##### SUPPLIED MATERIAL

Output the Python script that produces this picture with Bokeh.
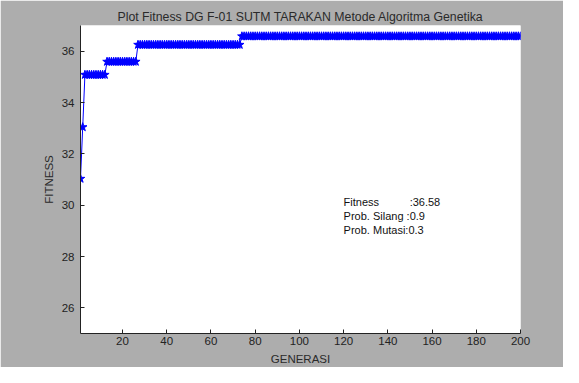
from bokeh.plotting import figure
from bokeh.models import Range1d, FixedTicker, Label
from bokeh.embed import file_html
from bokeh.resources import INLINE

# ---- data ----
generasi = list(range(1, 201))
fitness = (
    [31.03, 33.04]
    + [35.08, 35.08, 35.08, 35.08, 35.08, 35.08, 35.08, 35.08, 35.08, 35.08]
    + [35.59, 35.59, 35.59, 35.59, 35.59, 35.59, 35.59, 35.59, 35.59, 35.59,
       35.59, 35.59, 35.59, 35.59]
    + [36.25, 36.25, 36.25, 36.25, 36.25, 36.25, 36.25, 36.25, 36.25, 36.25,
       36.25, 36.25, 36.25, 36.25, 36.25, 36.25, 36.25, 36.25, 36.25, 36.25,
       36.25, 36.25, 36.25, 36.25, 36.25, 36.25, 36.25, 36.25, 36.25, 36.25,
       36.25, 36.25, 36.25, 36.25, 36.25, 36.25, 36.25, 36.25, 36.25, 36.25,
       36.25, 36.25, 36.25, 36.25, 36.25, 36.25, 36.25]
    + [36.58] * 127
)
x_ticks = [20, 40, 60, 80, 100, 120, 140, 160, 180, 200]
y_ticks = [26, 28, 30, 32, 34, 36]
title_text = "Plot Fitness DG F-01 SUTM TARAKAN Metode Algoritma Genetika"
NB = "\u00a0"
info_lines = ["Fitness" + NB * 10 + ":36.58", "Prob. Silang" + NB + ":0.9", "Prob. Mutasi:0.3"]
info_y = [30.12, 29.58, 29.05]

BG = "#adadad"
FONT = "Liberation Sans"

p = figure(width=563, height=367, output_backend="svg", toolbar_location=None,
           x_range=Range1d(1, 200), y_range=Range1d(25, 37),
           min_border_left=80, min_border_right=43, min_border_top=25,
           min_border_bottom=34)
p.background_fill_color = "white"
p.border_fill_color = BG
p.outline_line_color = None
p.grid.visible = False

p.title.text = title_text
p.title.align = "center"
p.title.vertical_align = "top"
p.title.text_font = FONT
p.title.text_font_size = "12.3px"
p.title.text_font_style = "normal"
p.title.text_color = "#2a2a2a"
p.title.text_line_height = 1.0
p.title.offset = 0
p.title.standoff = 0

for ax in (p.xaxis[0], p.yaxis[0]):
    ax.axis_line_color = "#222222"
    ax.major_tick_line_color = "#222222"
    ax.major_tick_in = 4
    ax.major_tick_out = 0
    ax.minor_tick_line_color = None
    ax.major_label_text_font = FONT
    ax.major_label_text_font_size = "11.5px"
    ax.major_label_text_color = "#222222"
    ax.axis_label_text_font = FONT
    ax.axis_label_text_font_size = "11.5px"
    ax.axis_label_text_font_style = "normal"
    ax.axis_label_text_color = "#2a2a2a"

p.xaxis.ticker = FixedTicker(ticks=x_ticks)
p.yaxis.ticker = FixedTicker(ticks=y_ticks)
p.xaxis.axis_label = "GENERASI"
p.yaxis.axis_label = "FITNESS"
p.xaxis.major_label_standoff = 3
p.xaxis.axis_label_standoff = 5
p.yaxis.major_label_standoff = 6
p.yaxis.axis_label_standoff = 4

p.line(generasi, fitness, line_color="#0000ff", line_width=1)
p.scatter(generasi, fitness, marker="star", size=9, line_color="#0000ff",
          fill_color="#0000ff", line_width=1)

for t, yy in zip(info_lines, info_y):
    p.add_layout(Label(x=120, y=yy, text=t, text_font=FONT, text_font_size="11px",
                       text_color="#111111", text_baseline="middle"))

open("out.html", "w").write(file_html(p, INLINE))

##########

EXERCISE INSTRUCTIONS: Give again, word for word, every line from the top of the data through the line with "from bokeh.resources import INLINE", both ends included, and exclude the pictures.

FINISHED ANSWER:
Output the Python script that produces this picture with Bokeh.
from bokeh.plotting import figure
from bokeh.models import Range1d, FixedTicker, Label
from bokeh.embed import file_html
from bokeh.resources import INLINE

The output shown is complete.